Overall, this is a pretty good example of the Graphical Text Adventure fare to come out in the late-early to mid-late eighties. The map is a decent size and enough of it opens up to you with every few puzzles solved that you never feel too stuck.

The hardest part was that part I mentioned way back at the beginning. The part where you're never quite sure if you have all the pieces to solve the puzzle before you. But that's actually a really good way to extend the play time in a game like this. Masters of the Universe had no mazes to pad the play time. None of the puzzles were extremely unfair although I just thought of one which I'll give a small spoiler section at the end.

Most of the points where you couldn't go any further were because one of Skeletor's henchmen was blocking the way. So you knew what the puzzles were. But you couldn't know if you had what you needed to get past Beastman while Two-Bad, Evil-Lyn, Merman and Mantenna were also still blocking parts of the map! But even if that might seem frustrating, I implore anybody out there who still plays games like this, don't give in to Google when you come up against the wall.

There are so many games out there to download and play, new and old, emulated across so many systems, that you can play more than one at once. Don't feel like you need to finish the game you're playing before moving on to another one. If you feel really stuck, put the game up for a bit and play another one. Refresh your mind. Come back to the old game later.
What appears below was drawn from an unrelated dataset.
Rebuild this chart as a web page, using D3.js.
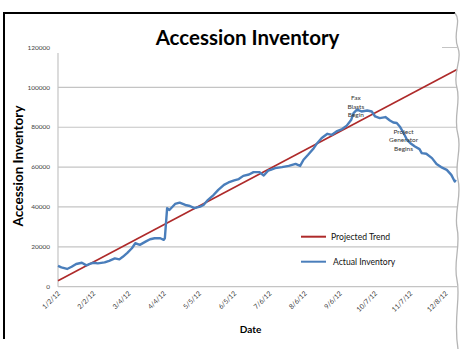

You'll be surprised at how many games you don't actually need a Walkthrough for.

And know this: after you read the walkthrough, you'll bang your head on the desk and think, "Ah, of course!" and you'll feel like you could have solved that had you given yourself more time. That feeling is what most players of text adventures now get when playing these games because of the internet. But once you feel the rush of solving that puzzle that stymied you for a week, you'll never go back to Googling for walkthroughs again.

Except mine! Also, the reverse, sadly, is too true as well. Too many games have puzzles that when you see the solution, you'll just scratch your head and go, "What? Fuck that game! How stupid!"

Did I say that Masters of the Universe was actually a pretty good graphical adventure? Well, I should have. It's pretty good. So there.


It's the part where you make the rope out of the reed. You actually do make a rope out of the reed. But you can't say, MAKE ROPE FROM REEDS, because that doesn't work. Why? I don't know! You have to MAKE NET FROM REEDS or MAKE SLING FROM REEDS. How did I figure this out? Well, I had a perfectly round stone and a whole bunch of people to defeat. So I thought I'd make a sling to bust some heads with my nice round stone. I also thought maybe a net would catch Merman. But, no. A Rope. So then I tried making a rope. Couldn't do it. DUMB.

Update: After finishing the game, I checked out two other Walkthroughs, one by Jacob Gunness and one by, one of my favorite internet ladies, Dorothy Irene. They both solve this puzzle by typing PLAIT REEDS. I have to say I'm glad now that they had the unfair solution I was complaining about because I assure you I never would have thought to 'PLAIT REEDS'!


A few locations in the game are decorated with the Sign of the Speculum. If you're paying attention, you'll realize that these are places where you can create openings with the mirror.

Are you gagging yet? I'm not sure what age group this game was intended for but I can make a guess being that it is based on He-Man. It's a good thing the internet did not exist back then because I can assure you that many kids playing this game would not have known what a speculum is primarily used for. And, for the newer kids reading this now, Analog Dictionaries do not supply the kinds of pictures that Google Image Search does. That is not a suggestion to Google Image Search 'Speculum'. That is a warning.